Referencing the UN charter, the document lays out that "respect for territorial integrity and sovereignty … can and will serve as a basis for achieving a comprehensive, just and lasting peace in Ukraine."

"We believe that reaching peace requires the involvement of and dialogue between all parties," it additionally said.

While the vast majority of countries agreed to the document, the representatives of India, Mexico, Saudi Arabia, South Africa, Thailand and the United Arab Emirates did not sign it, according to The Associated Press.

European Commission President Ursula von der Leyen addressed the conditions for peace that Putin spelled out at the end of last week, saying:

"It was not a peace negotiation because Putin is not serious about ending the war. He is insisting on capitulation. He is insisting on ceding Ukrainian territory -- even territory that today is not occupied by him," she said.

"He is insisting on disarming Ukraine, leaving it vulnerable to future aggression. No country would ever accept these outrageous terms."

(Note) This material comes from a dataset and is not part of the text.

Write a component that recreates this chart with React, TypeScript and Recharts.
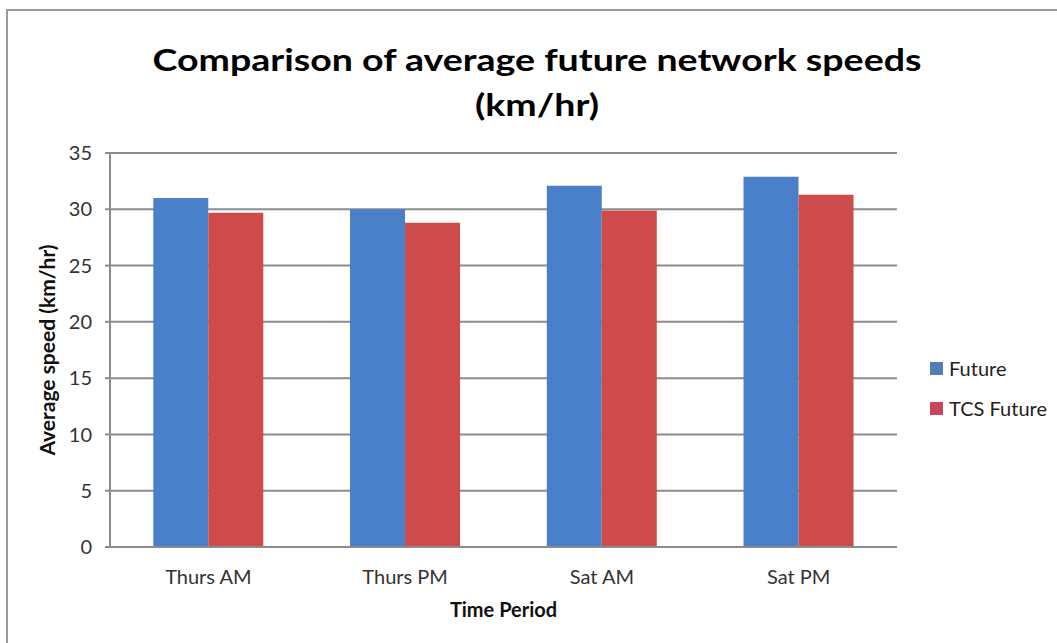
import { Bar, BarChart, CartesianGrid, Label, Legend, XAxis, YAxis } from 'recharts'

const periods = ['Thurs AM', 'Thurs PM', 'Sat AM', 'Sat PM']
const futureSpeeds = [31.0, 30.0, 32.1, 32.9]
const tcsFutureSpeeds = [29.7, 28.8, 29.9, 31.3]
const speedTicks = [0, 5, 10, 15, 20, 25, 30, 35]

const FONT = 'Lato, "Open Sans", sans-serif'
const BLUE = '#4a80c9'
const RED = '#cf4a4b'

const chartData = periods.map((period, i) => ({
  period,
  future: futureSpeeds[i],
  tcsFuture: tcsFutureSpeeds[i],
}))

function LegendBox() {
  const items = [
    { label: 'Future', color: '#4f7fb5' },
    { label: 'TCS Future', color: '#c9455a' },
  ]
  return (
    <div style={{ fontFamily: FONT, fontSize: 20, color: '#222' }}>
      {items.map((item) => (
        <div key={item.label} style={{ display: 'flex', alignItems: 'center', height: 40 }}>
          <span
            style={{ width: 13, height: 13, background: item.color, marginRight: 6, display: 'inline-block' }}
          />
          {item.label}
        </div>
      ))}
    </div>
  )
}

export default function App() {
  return (
    <div
      style={{
        position: 'absolute',
        left: 0,
        top: 0,
        width: 1057,
        height: 643,
        background: '#fff',
        overflow: 'hidden',
      }}
    >
      <div
        style={{
          position: 'absolute',
          left: 6,
          top: 9,
          width: 1100,
          height: 700,
          borderTop: '2px solid #9a9a9a',
          borderLeft: '2px solid #9a9a9a',
        }}
      />
      <div
        style={{
          position: 'absolute',
          left: 537,
          top: 37,
          transform: 'translateX(-50%) scaleX(1.25)',
          whiteSpace: 'nowrap',
          textAlign: 'center',
          fontFamily: FONT,
          fontWeight: 700,
          fontSize: 30,
          lineHeight: '45px',
          color: '#000',
        }}
      >
        Comparison of average future network speeds
        <br />
        (km/hr)
      </div>
      <BarChart
        width={1057}
        height={643}
        data={chartData}
        margin={{ top: 153, right: 160, left: 10, bottom: 16 }}
        barCategoryGap="22%"
        barGap={0}
        style={{ position: 'absolute', left: 0, top: 0 }}
      >
        <CartesianGrid vertical={false} stroke="#8c8c8c" strokeWidth={2} />
        <XAxis
          dataKey="period"
          height={80}
          tickLine={false}
          axisLine={{ stroke: '#8c8c8c', strokeWidth: 2 }}
          tickMargin={17}
          tick={{ fill: '#333', fontSize: 20, fontFamily: FONT }}
        >
          <Label
            value="Time Period"
            position="insideBottom"
            offset={10}
            style={{ fill: '#111', fontSize: 20, fontWeight: 700, fontFamily: FONT }}
          />
        </XAxis>
        <YAxis
          width={100}
          domain={[0, 35]}
          ticks={speedTicks}
          tickSize={5}
          tickMargin={13}
          tickLine={{ stroke: '#8c8c8c', strokeWidth: 2 }}
          axisLine={{ stroke: '#8c8c8c', strokeWidth: 2 }}
          tick={{ fill: '#333', fontSize: 20, fontFamily: FONT }}
        >
          <Label
            value="Average speed (km/hr)"
            angle={-90}
            position="insideLeft"
            offset={38}
            style={{ textAnchor: 'middle', fill: '#111', fontSize: 21, fontWeight: 700, fontFamily: FONT }}
          />
        </YAxis>
        <Legend
          layout="vertical"
          align="center"
          verticalAlign="middle"
          content={<LegendBox />}
          wrapperStyle={{ left: 930, top: 348, width: 130 }}
        />
        <Bar dataKey="future" name="Future" fill={BLUE} isAnimationActive={false} />
        <Bar dataKey="tcsFuture" name="TCS Future" fill={RED} isAnimationActive={false} />
      </BarChart>
    </div>
  )
}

She was referencing his Friday televised address wherein the Russian leader said, "Ukrainian troops must be completely withdrawn from the Donetsk People's Republic, the Luhansk People's Republic, Kherson and Zaporizhzhia regions." Putin also stipulated a second main condition for ending the war: Ukraine must reject ambitions to join the NATO alliance

"As soon as Kyiv says it is ready to do this and begins really withdrawing troops and officially renounces plans to join NATO, we will immediately — literally that very minute — cease-fire and begin talks," Putin said in the talk given to a gathering of his foreign ministry officials. But leaders gathered in Switzerland over the weekend, including Italy's PM Giorgia Meloni, rejected Putin's overture as but "propaganda".

Both Russia and China have suggested that the two-day peace conference being held in Burgenstock is futile without Russia's presence and participation, and is ultimately but a PR stunt.

Meanwhile an interesting and awkward moment last week at the G7 summit in Italy...

But Ukrainian President Volodymyr Zelensky hailed the outcome of the summit on Sunday. He said, "We'll prove to everyone in the world that the UN Charter can be restored to full effectiveness." He said of countries which have yet to sign on to the final document may still do so as it is 'open'... "Even countries that are now thinking to join it have consultations ongoing in their respective countries," Zelensky announced.

Given that G7 leaders have also this weekend agreed to more long term funding for Ukraine, to the tune of $50 billion and while using some $280 billion in frozen Russian assets to do it, the prospect of legitimate peace negotiations now seem as far away as ever.